Key has admired Smith ever since he watched him play a breakthrough innings in Galle 18 months ago, hitting eight sixes in his 126 off 82 balls for England Lions. He had shown his adaptability across his first eight Tests, scoring three half-centuries and a hundred, but the circumstances made this his finest innings yet.

For all that Smith looked the part during England's home summer, playing overseas is a different matter altogether. It is not just about dealing with new conditions, but the intensity of the environment: Ben Stokes described this tour as "Groundhog Day", with England's presidential-level security confining them to their hotels outside of training and playing.

Smith has never set foot in Pakistan before and his first experience of keeping wicket overseas in a Test match asked questions of his endurance as much as his skill. In Pakistan's first innings in Multan, he took a leg-side strangle in the fourth over, then missed his only other chance - a stumping off Joe Root - some 143 overs later in the blazing sun.

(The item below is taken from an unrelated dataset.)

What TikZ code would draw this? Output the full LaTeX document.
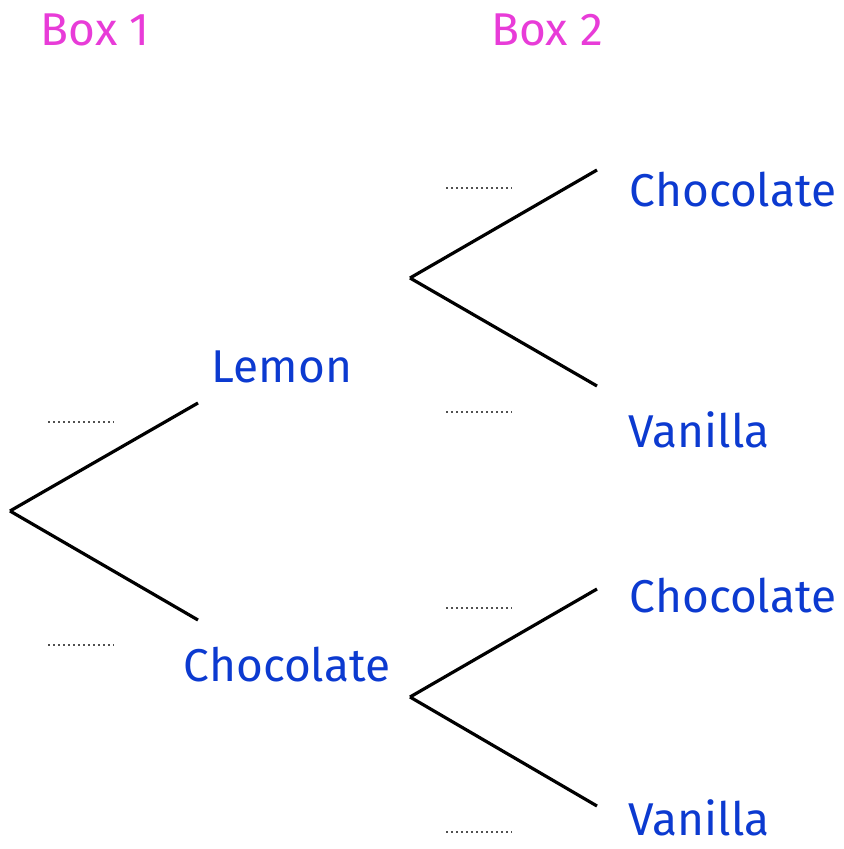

The second Test was harder still: "You will not get a tougher set of conditions to keep wicket," said Brendon McCullum, a man who would know. Standing as close to the stumps off seamers as he had since Under-11s level, by his reckoning, Smith dropped a costly chance when Salman Agha was on 4. He went on to make 63, which took the game beyond England's reach.

But Smith has impressed England with his mentality throughout his first run in their side: assistant coach Paul Collingwood says he "never seems to change his demeanour, no matter what's happening". At 24, it is an impressive trait - one Smith believes he developed while playing with older team-mates when promoted early in Surrey's age-group system.

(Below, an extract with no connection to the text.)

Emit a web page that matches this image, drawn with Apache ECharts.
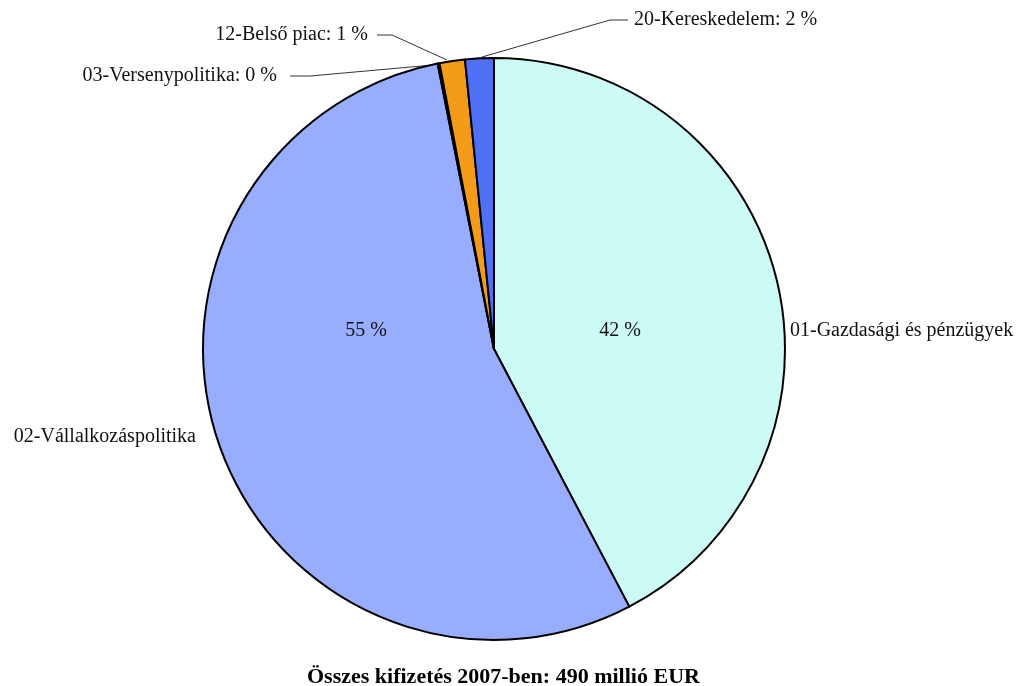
<!DOCTYPE html>
<html>
<head>
<meta charset="utf-8">
<script src="https://cdn.jsdelivr.net/npm/echarts@6/dist/echarts.min.js"></script>
<style>
  html, body { margin: 0; padding: 0; background: #ffffff; }
  #chart { width: 1022px; height: 686px; }
</style>
</head>
<body>
<div id="chart"></div>
<script>
// Kifizetések szakpolitikai területenként, 2007 (millió EUR)
const categories = [
  '01-Gazdasági és pénzügyek',
  '02-Vállalkozáspolitika',
  '03-Versenypolitika',
  '12-Belső piac',
  '20-Kereskedelem'
];
const payments = [207.3, 267.5, 0.5, 6.9, 7.8];
const sliceColors = ['#ccfbf6', '#99adff', '#9a9ad0', '#f59b1a', '#5071f5'];
const titleText = 'Összes kifizetés 2007-ben: 490 millió EUR';

const FONT = '"Liberation Serif", "DejaVu Serif", serif';
const CENTER = [494, 349];
const RADIUS = 291;

// Label placement: big slices carry their percent inside, the name beside the pie;
// small slices get a leader line to a label above the pie.
const insidePos = { 0: [620, 331], 1: [366, 331] };
const namePos = {
  0: { x: 790, y: 331, align: 'left' },
  1: { x: 196, y: 437, align: 'right' }
};
const smallPos = {
  2: { x: 277, y: 76, align: 'right', line: [[433, 65], [310, 76], [290, 76]] },
  3: { x: 368, y: 35, align: 'right', line: [[447, 60], [392, 35], [377, 35]] },
  4: { x: 634, y: 20, align: 'left', line: [[482, 57], [610, 20], [628, 20]] }
};

const baseData = categories.map((name, i) => ({
  name: name,
  value: payments[i],
  itemStyle: { color: sliceColors[i] }
}));

const chart = echarts.init(document.getElementById('chart'), null, { renderer: 'canvas' });

const labelText = { fontFamily: FONT, fontSize: 20, color: '#111' };

chart.setOption({
  backgroundColor: '#ffffff',
  animation: false,
  title: {
    text: titleText,
    left: 302,
    top: 661,
    textStyle: { fontFamily: FONT, fontWeight: 'bold', fontSize: 22, color: '#000' }
  },
  series: [
    {
      type: 'pie',
      center: CENTER,
      radius: RADIUS,
      startAngle: 90,
      clockwise: true,
      percentPrecision: 0,
      avoidLabelOverlap: false,
      silent: true,
      itemStyle: { borderColor: '#000', borderWidth: 2 },
      label: Object.assign({ show: true, overflow: 'none' }, labelText),
      labelLine: { show: true, lineStyle: { color: '#333', width: 1 } },
      data: baseData.map((d, i) => {
        if (i <= 1) {
          return Object.assign({}, d, {
            label: { position: 'inside', formatter: '{d} %' },
            labelLine: { show: false }
          });
        }
        return Object.assign({}, d, {
          label: { position: 'outside', formatter: '{b}: {d} %' }
        });
      }),
      labelLayout: function (p) {
        const i = p.dataIndex;
        if (insidePos[i]) {
          return { x: insidePos[i][0], y: insidePos[i][1], align: 'center', verticalAlign: 'middle' };
        }
        const s = smallPos[i];
        return { x: s.x, y: s.y, align: s.align, verticalAlign: 'middle', labelLinePoints: s.line };
      }
    },
    {
      // transparent overlay carrying the category names of the two large slices
      type: 'pie',
      center: CENTER,
      radius: RADIUS,
      startAngle: 90,
      clockwise: true,
      silent: true,
      z: 3,
      itemStyle: { color: 'rgba(0,0,0,0)', borderWidth: 0 },
      label: Object.assign({ show: true, position: 'outside', formatter: '{b}', overflow: 'none', width: 400 }, labelText),
      labelLine: { show: false },
      data: baseData.map((d, i) => ({
        name: d.name,
        value: d.value,
        itemStyle: { color: 'rgba(0,0,0,0)' },
        label: { show: i <= 1 }
      })),
      labelLayout: function (p) {
        const n = namePos[p.dataIndex];
        if (!n) return {};
        return { x: n.x, y: n.y, align: n.align, verticalAlign: 'middle' };
      }
    }
  ]
});
</script>
</body>
</html>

He is fast becoming England's man for a crisis. "I don't mind those situations: there is not too much to lose and seems like everything to gain," he said. "I want to be someone that does it in all conditions - not just at home - and against spin and seam, so to come out here and to put in that performance is quite pleasing."

Smith will be named in England's squad to tour New Zealand when this series ends but will be unavailable for at least one Test - and potentially all three - due to paternity leave, with his partner expecting in mid-December. He is yet to make a "firm decision" on how many games he will miss - but on this evidence, England will clearly miss him.